Take the lines from the one with "Convert this diagram to TikZ code." through the one with "(0,0) rectangle (1112,-801);", both ends kept, and reproduce them exactly without the pictures.

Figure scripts
- - -
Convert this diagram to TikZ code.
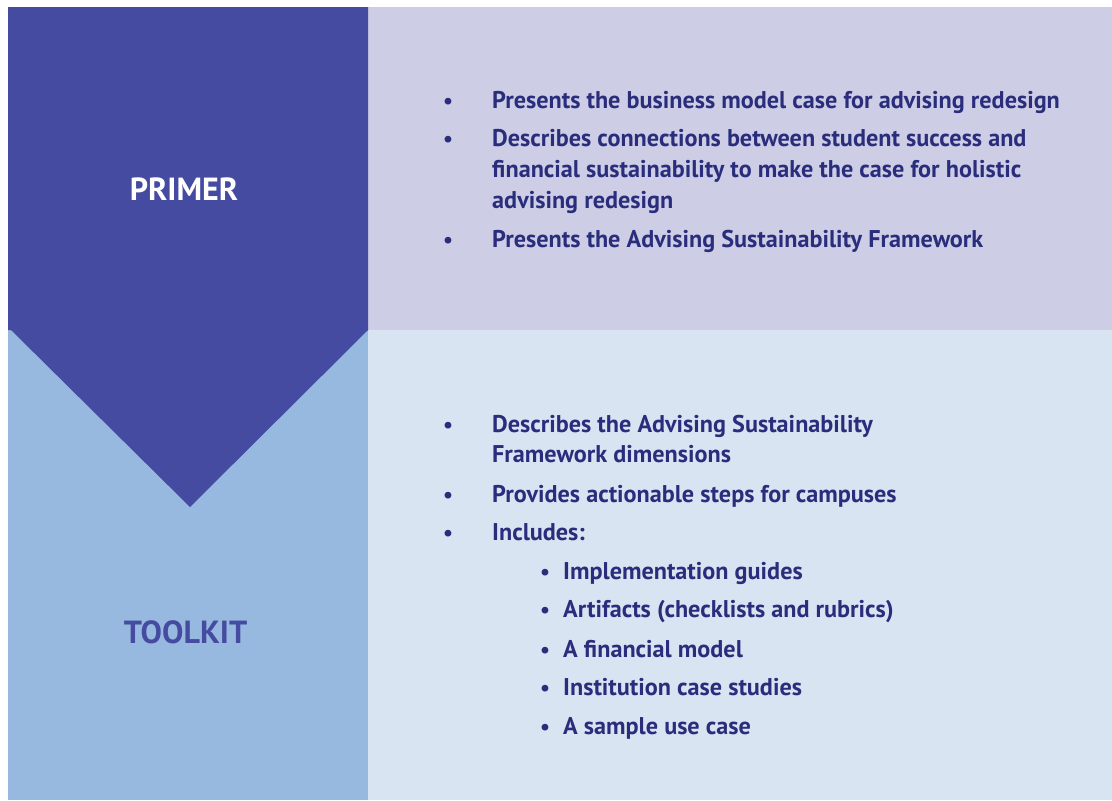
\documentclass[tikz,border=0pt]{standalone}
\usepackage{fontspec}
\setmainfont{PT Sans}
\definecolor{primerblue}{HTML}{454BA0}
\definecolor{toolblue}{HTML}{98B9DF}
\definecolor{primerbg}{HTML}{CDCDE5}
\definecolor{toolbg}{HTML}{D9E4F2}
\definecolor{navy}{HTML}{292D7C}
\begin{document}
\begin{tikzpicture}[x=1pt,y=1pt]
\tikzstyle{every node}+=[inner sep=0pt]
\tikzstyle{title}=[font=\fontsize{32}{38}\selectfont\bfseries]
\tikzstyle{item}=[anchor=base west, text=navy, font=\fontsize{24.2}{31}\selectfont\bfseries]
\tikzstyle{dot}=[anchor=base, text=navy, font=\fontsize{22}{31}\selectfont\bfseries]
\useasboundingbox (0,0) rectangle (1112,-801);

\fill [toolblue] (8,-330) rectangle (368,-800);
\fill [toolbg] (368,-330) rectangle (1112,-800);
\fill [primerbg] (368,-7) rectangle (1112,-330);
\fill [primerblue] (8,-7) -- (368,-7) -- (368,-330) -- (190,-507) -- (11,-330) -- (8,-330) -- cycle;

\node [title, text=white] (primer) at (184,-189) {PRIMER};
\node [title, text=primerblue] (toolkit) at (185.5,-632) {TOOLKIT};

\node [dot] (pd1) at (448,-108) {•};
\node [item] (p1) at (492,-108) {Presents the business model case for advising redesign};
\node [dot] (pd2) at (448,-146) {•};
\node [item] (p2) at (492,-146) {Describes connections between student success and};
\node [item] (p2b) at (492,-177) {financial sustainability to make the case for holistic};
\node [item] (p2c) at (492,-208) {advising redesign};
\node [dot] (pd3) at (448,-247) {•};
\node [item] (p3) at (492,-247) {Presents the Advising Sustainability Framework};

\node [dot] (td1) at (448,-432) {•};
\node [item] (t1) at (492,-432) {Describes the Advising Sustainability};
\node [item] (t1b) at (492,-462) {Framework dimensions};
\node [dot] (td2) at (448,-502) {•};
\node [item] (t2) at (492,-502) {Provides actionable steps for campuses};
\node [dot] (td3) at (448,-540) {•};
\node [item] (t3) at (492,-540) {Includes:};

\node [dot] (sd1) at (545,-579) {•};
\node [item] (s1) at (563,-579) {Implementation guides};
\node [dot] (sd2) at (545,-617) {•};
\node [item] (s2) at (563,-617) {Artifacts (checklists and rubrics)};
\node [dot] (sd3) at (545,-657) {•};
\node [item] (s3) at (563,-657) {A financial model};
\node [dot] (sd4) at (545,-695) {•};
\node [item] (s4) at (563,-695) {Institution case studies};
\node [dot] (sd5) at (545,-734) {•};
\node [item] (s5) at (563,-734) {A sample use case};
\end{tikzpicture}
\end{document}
- - -
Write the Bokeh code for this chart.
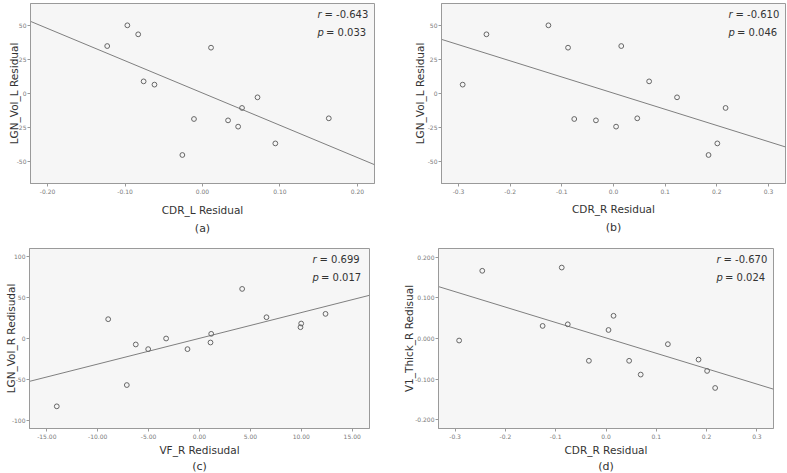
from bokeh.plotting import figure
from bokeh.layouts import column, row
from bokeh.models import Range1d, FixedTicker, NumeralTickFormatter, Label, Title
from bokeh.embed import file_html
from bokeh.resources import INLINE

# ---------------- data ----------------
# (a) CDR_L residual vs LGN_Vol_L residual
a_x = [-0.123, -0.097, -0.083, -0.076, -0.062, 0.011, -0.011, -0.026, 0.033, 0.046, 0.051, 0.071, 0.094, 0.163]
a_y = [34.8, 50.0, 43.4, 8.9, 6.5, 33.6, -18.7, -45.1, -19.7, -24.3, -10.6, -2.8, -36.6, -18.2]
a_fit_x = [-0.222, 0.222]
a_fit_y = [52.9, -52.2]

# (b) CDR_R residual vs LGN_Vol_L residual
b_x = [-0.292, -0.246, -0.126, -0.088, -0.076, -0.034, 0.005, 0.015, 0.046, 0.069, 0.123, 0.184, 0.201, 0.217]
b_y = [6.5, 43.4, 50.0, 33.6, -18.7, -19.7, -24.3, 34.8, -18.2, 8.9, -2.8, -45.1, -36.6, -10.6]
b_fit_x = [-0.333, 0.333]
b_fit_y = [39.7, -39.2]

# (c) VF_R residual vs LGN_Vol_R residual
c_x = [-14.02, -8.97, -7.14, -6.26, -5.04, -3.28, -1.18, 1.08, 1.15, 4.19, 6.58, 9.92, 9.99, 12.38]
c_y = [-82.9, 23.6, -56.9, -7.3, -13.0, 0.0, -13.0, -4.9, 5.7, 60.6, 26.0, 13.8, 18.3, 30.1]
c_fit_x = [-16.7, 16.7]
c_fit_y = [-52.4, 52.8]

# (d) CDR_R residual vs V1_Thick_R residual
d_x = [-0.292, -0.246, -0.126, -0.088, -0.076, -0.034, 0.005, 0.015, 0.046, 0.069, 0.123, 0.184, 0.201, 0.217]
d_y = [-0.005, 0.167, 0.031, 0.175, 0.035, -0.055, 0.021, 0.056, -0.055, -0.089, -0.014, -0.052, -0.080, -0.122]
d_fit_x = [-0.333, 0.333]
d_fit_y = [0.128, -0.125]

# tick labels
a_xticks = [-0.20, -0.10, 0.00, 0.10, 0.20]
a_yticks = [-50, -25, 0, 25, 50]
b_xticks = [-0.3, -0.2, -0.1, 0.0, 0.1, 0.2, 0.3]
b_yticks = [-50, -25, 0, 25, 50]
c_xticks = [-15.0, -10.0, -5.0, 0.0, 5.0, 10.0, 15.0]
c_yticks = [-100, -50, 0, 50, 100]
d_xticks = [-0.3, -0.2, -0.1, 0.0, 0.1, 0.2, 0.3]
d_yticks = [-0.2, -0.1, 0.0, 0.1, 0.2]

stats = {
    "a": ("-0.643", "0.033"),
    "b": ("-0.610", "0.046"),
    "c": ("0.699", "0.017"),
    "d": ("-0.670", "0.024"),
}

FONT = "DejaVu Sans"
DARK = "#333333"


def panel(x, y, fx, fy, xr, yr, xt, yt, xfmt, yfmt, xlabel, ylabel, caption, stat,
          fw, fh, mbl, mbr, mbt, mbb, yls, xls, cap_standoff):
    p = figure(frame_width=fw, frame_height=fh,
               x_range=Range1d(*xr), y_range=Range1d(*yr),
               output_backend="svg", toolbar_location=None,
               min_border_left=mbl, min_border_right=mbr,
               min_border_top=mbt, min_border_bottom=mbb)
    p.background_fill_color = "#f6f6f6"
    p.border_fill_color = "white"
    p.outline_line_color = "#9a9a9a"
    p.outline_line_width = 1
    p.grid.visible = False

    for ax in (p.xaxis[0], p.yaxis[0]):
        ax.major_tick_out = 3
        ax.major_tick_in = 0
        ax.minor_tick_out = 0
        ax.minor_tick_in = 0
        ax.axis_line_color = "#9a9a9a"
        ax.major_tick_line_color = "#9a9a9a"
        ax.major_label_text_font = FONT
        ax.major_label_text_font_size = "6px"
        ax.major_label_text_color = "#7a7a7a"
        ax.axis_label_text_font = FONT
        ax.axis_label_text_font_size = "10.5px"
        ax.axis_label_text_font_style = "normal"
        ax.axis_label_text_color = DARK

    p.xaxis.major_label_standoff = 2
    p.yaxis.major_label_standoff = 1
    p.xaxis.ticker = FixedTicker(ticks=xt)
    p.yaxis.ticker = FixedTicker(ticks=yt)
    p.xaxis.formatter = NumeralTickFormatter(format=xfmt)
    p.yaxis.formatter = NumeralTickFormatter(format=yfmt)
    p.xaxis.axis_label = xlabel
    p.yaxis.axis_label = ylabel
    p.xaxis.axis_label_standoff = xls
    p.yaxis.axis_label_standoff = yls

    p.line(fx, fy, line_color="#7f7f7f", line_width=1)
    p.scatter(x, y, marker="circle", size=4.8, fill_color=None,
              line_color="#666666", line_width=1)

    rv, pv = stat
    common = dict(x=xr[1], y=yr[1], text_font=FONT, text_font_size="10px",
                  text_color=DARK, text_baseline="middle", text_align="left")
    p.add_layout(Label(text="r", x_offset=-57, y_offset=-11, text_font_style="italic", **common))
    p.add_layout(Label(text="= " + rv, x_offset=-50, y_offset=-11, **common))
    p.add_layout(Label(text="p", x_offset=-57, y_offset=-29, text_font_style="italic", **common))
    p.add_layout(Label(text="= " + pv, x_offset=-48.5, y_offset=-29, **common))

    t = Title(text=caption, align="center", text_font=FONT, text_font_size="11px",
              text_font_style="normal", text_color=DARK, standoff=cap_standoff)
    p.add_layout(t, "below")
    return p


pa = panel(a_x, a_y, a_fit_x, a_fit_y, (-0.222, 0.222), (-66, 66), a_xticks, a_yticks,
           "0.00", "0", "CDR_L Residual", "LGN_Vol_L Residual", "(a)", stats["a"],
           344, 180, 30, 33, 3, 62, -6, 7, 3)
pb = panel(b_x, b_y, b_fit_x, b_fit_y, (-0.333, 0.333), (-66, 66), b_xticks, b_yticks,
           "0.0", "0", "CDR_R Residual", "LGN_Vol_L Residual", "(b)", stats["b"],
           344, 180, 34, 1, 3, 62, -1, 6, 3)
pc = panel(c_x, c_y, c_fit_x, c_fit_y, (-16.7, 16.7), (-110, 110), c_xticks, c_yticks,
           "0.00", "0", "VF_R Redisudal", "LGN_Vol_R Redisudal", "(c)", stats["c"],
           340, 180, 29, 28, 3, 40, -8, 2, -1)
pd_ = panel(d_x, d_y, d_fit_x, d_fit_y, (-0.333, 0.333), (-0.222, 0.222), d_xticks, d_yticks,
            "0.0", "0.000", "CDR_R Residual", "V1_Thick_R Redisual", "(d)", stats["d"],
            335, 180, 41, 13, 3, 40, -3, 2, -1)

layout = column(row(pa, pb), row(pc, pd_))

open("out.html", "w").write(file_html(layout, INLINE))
- - -
### RESPONSE TO THIS EXERCISE
Convert this diagram to TikZ code.
\documentclass[tikz,border=0pt]{standalone}
\usepackage{fontspec}
\setmainfont{PT Sans}
\definecolor{primerblue}{HTML}{454BA0}
\definecolor{toolblue}{HTML}{98B9DF}
\definecolor{primerbg}{HTML}{CDCDE5}
\definecolor{toolbg}{HTML}{D9E4F2}
\definecolor{navy}{HTML}{292D7C}
\begin{document}
\begin{tikzpicture}[x=1pt,y=1pt]
\tikzstyle{every node}+=[inner sep=0pt]
\tikzstyle{title}=[font=\fontsize{32}{38}\selectfont\bfseries]
\tikzstyle{item}=[anchor=base west, text=navy, font=\fontsize{24.2}{31}\selectfont\bfseries]
\tikzstyle{dot}=[anchor=base, text=navy, font=\fontsize{22}{31}\selectfont\bfseries]
\useasboundingbox (0,0) rectangle (1112,-801);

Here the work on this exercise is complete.